Costa claimed the legislation could open the door to foreign corporate control of strategic ports, particularly Buchanan, which is expected to experience increased iron ore traffic.
He further alleged-without presenting evidence publicly-that politically connected individuals were being positioned within port management structures and that a foreign billionaire was financing the reform effort.
Describing the decentralization narrative as “a malicious lie,” Costa argued that creating a new regulatory agency funded by 10 percent of total port revenues contradicts claims of efficiency and independence, while expanding bureaucracy and centralizing power.
Development Expert: “This Is About Control of Assets, Not Decentralization”
Adding a technical and governance-based critique, development and infrastructure expert Ambulah Mammy raised serious concerns about the structure and intent of the proposed reforms.
Mammy pointed to Section 720 of the legislation, which transfers all port regulatory authority from the Liberia Maritime Authority to the new regulatory agency-a move he described as excessive and inconsistent with international best practices.
He highlighted what he described as a central contradiction: while the law declares each port “independent,” all major port assets-including piers, warehouses, land, and office buildings-would remain owned and controlled by the new central regulatory agency.
“Ports in Liberia generate revenue primarily by leasing assets and collecting fees,” Mammey noted. “Yet under this law, so-called independent ports would not control their own assets.”
He contrasted the proposal with existing regulatory models in Liberia, noting that: the Liberia Petroleum Regulatory Authority (LPRA) regulates NOCAL but does not own its assets; the Liberia Electricity Regulatory Commission (LERC) regulates LEC without controlling LEC’s infrastructure; and the Liberia Telecommunications Authority (LTA) regulates LIBTELCO without owning its assets.
“This law has never been about port governance,” Mammey argued. “It is about the struggle to control port assets.”
According to Mammey, genuine port reform would decentralize decision-making, financial authority, procurement, and operational control at the port level-measures proven to improve efficiency and accountability in other sectors.
He also noted that previous sector reforms under the Unity Party (UP) administration followed transparent, consultative processes, adding that Senator Karnga-Lawrence presided over many of those reforms and is well aware that successful institutional restructuring is neither secretive nor rushed.
Legislature Urged to Revisit the Bills
Official correspondence from the Office of the Senate President Pro-Tempore confirms receipt of the President’s veto and the Justice Minister’s legal opinion.

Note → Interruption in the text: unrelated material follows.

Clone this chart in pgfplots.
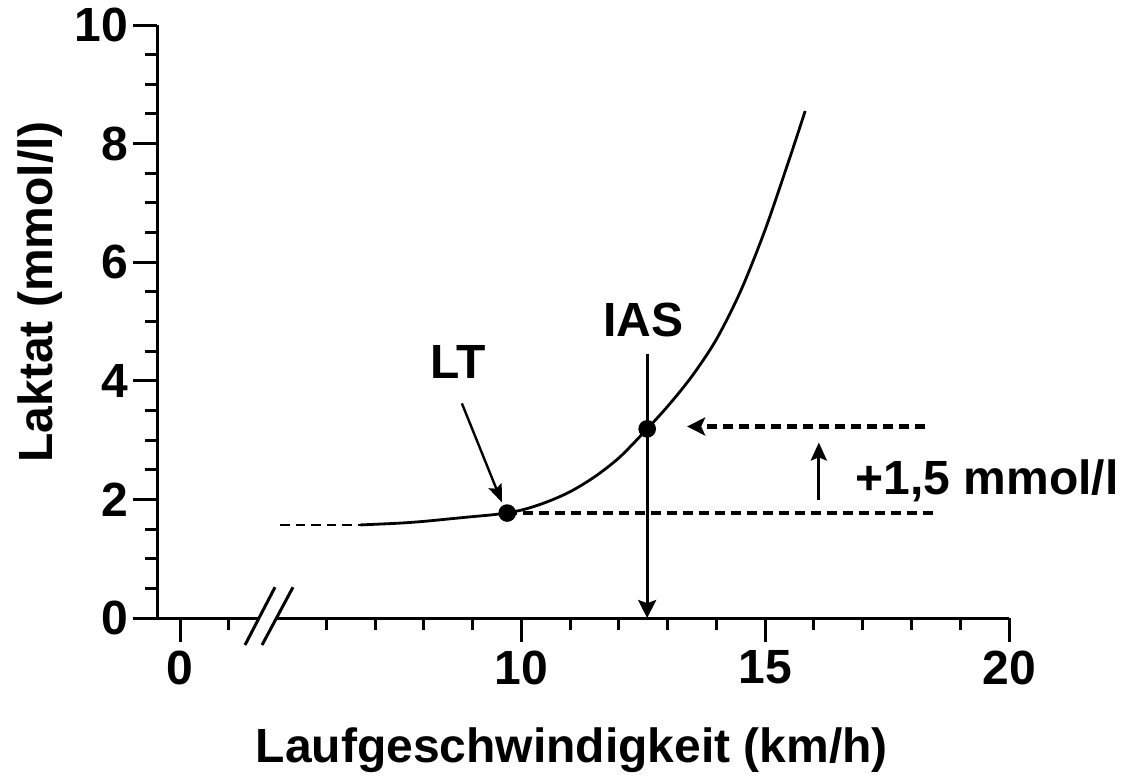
\documentclass[border=0pt]{standalone}
\usepackage{fontspec}
\setmainfont{Liberation Sans}
\usepackage{pgfplots}
\pgfplotsset{compat=1.18}
\usetikzlibrary{arrows.meta}
\begin{document}
\begin{tikzpicture}[font=\fontsize{12}{14}\selectfont\bfseries]
\begin{axis}[
  width=213pt, height=148.25pt, scale only axis,
  at={(0,0)}, anchor=south west,
  clip=false,
  x coord trafo/.code={\pgfmathparse{ifthenelse(#1>4,#1-3,#1)}},
  xmin=-0.472, xmax=20, ymin=0, ymax=10,
  axis x line=bottom, axis y line=left,
  axis line style={-, line width=0.75pt},
  every outer x axis line/.append style={-},
  every outer y axis line/.append style={-},
  xtick={0,10,15,20}, xticklabels={0,10,15,20},
  minor xtick={1,6,7,8,9,11,12,13,14,16,17,18,19},
  ytick={0,2,4,6,8,10}, minor y tick num=3,
  tick align=outside, major tick length=6pt, minor tick length=3pt,
  every tick/.style={black, line width=0.75pt},
  /pgf/number format/assume math mode=true,
  ticklabel style={font=\fontsize{12}{14}\selectfont\bfseries},
  xticklabel style={inner sep=0pt, yshift=-2pt},
  yticklabel style={inner sep=0pt, xshift=-1pt},
  xlabel={Laufgeschwindigkeit (km/h)},
  ylabel={Laktat (mmol/l)},
  label style={font=\fontsize{12}{14}\selectfont\bfseries},
  xlabel style={at={(axis description cs:0.487,-0.2226)}, anchor=center},
  ylabel style={at={(axis description cs:-0.137,0.55)}, anchor=center},
]
% dashed extrapolated start of the curve
\addplot[black, line width=0.7pt, dash pattern=on 2.4pt off 1.5pt] coordinates {(5.05,1.57) (6.9,1.57)};
% lactate curve
\addplot[black, line width=0.7pt, smooth] coordinates {
(6.7,1.57) (7.5,1.60) (8.0,1.63) (8.5,1.67) (9.0,1.71) (9.5,1.75) (10.0,1.82)
(10.5,1.95) (11.0,2.13) (11.5,2.38) (12.0,2.70) (12.5,3.12) (13.0,3.57)
(13.5,4.08) (14.0,4.70) (14.5,5.52) (15.0,6.55) (15.5,7.75) (15.82,8.55)};
% horizontal dashed lines
\addplot[black, line width=1.1pt, dash pattern=on 2.5pt off 1.5pt] coordinates {(9.71,1.77) (18.44,1.77)};
\addplot[black, line width=1.1pt, dash pattern=on 2.5pt off 1.5pt, -{Stealth[length=4.5pt,width=4.5pt,inset=1pt]}] coordinates {(18.28,3.23) (13.4,3.23)};
% IAS vertical arrow
\addplot[black, line width=0.8pt, -{Stealth[length=4.5pt,width=4.5pt,inset=0.8pt]}] coordinates {(12.58,4.46) (12.58,0)};
% LT arrow
\addplot[black, line width=0.6pt, -{Stealth[length=4.5pt,width=3.5pt,inset=0.8pt]}] coordinates {(8.78,3.62) (9.60,1.95)};
% +1.5 arrow
\addplot[black, line width=0.8pt, -{Stealth[length=4.5pt,width=4pt,inset=0.8pt]}] coordinates {(16.1,1.99) (16.1,2.96)};
% points
\addplot[only marks, mark=*, mark size=2pt, black] coordinates {(9.71,1.77) (12.58,3.19)};
\node at (axis cs:8.70,4.31) {LT};
\node at (axis cs:12.5,5.02) {IAS};
\node[anchor=west, inner sep=0pt] at (axis cs:16.84,2.32) {+1,5 mmol/l};
\coordinate (b1) at (axis cs:1.333,-0.455);
\coordinate (b2) at (axis cs:1.948,0.52);
\coordinate (b3) at (axis cs:1.682,-0.455);
\coordinate (b4) at (axis cs:2.317,0.52);
\end{axis}
\fill[white] (b1) -- (b2) -- (b4) -- (b3) -- cycle;
\draw[line width=0.75pt] (b1) -- (b2);
\draw[line width=0.75pt] (b3) -- (b4);
\pgfresetboundingbox
\useasboundingbox (-39.25pt,-39.5pt) rectangle (241pt,154.5pt);
\end{tikzpicture}
\end{document}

The communication describes the legislative effort as well-intentioned while acknowledging the need for further review.
The Justice Minister emphasized that the veto was issued under Article 35 of the Constitution and urged the Legislature to revisit the bills in consultation with the Executive Branch and key stakeholders, including the NPA, Ministry of Finance, and Liberia Maritime Authority.
The opinion warned that excluding the Executive from sweeping institutional reforms risks undermining inter-branch cooperation and eroding public trust in governance.
A Debate Far From Settled
With the President’s veto still in effect, the future of port reform in Liberia remains uncertain. What is clear, however, is that the issue has moved beyond technical legislation into a broader national conversation about governance, transparency, decentralization, and control of public assets.
As lawmakers weigh whether to revise or reintroduce the bills, legal objections from the Justice Ministry, political accusations from Costa, and technical critiques from development experts ensure that Liberia’s port system-and the power dynamics surrounding it-will remain firmly under public scrutiny.